The following error happens:

[error] 38 |      given MyTypeclass[T] = MyTypeclass.derived($mirrorExpr)
[error]    |                             ^^^^^^^^^^^^^^^^^^^^^^^^^^^^^^^^
[error]    |            cannot reduce inline match with
[error]    |             scrutinee:  {
[error]    |              ev
[error]    |            } : (ev : 
[error]    |              scala.deriving.Mirror{
[error]    |                MirroredType = t.$splice; MirroredMonoType = t.$splice; 
[error]    |                  MirroredElemTypes <: Tuple
[error]    |              }
[error]    |            )
[error]    |             patterns :  case m @ _:deriving.Mirror.SumOf[T]
[error]    |                         case m @ _:deriving.Mirror.ProductOf[T]

Edit:
Add message, fixed names.

[biboudis]

While trying to minimize it further by eliminating derivation mechanism etc, we reached to the following that works. It made sense after moving the code of the quote inside the summonExpr ... match.
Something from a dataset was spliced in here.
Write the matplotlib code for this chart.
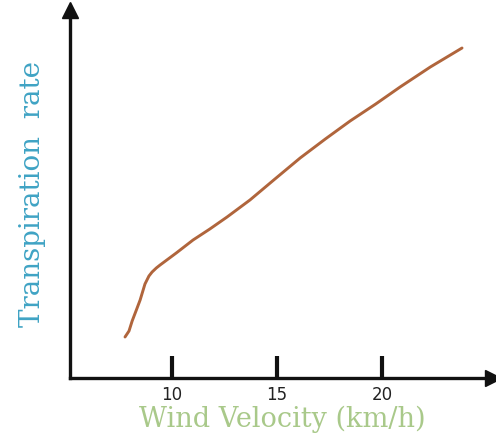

This solved the problem because previously there was no way to know whether mirrorExpr was statically typed as either SumOf or ProductOf. The problem was appearing at the expansion time of derived and not at the findAndEncode.

import scala.quoted._
import scala.deriving._
import scala.quoted.matching._
import scala.compiletime.{erasedValue, summonFrom}

trait TC[T] {
  def foo(elem: T): Unit
}

object TC {
  inline def derived[T](given ev: Mirror.Of[T]): TC[T] = new TC[T] {
    def foo(elem: T): Unit =
      inline ev match {
        case m: Mirror.SumOf[T] => ???
        case m: Mirror.ProductOf[T] => ???
      }
  }
}

object Helper {
  inline def f[T](value: =>T): Unit = ${ macroImpl('value) }

  def macroImpl[T](value: Expr[T])(given qctx: QuoteContext, t: Type[T]): Expr[Unit] = {
    import qctx.tasty._

    val mirrorTpe = '[Mirror.Of[$t]]
    summonExpr(given mirrorTpe) match {
      case Some('{$mirror: Mirror.SumOf[T]}) => '{
        given TC[T] = TC.derived(given $mirror)
        ()
      }
    }
  }
}

WDYT?

[biboudis]

2nd version which doesn't mix inline and macros.

import scala.quoted._
import scala.deriving._
import scala.quoted.matching._
import scala.compiletime.{erasedValue, summonFrom}

trait TC[T] {
  def foo(elem: T): Unit
}

object TC {
  // derived is a regular method now, merely a combinator lets say for Expr's (Expr => Expr)
  def derived[T: Type](ev: Expr[Mirror.Of[T]])(given qctx: QuoteContext): Expr[TC[T]] = '{
    new TC[T] {
      def foo(elem: T): Unit = $ev
    }
  }
}

object Helper {
  inline def f[T](value: =>T): Unit = ${ macroImpl('value) }

  def macroImpl[T](value: Expr[T])(given qctx: QuoteContext, t: Type[T]): Expr[Unit] = {
    import qctx.tasty._

    val mirrorTpe = '[Mirror.Of[$t]]

    val mirrorExpr = summonExpr(given mirrorTpe) match {
      case Some(mirror) => mirror
    }

    // the precise type is done during macro expansion time
    val preciseMirrorExpr = mirrorExpr match {
      case '{$m: Mirror.SumOf[T]} => ???
      case '{$m: Mirror.ProductOf[T]} => ???
    }

    val res = TC.derived[T](preciseMirrorExpr)

    '{
      given TC[T] = $res
      ()
    }
  }
}

[deusaquilus]

Wait a minute? So it’s impossible to summon an actual Mirror[T]? What if I need to get T’s fields?

[biboudis]

Compile (compilation of macro??) or runtime (expansion of macro)?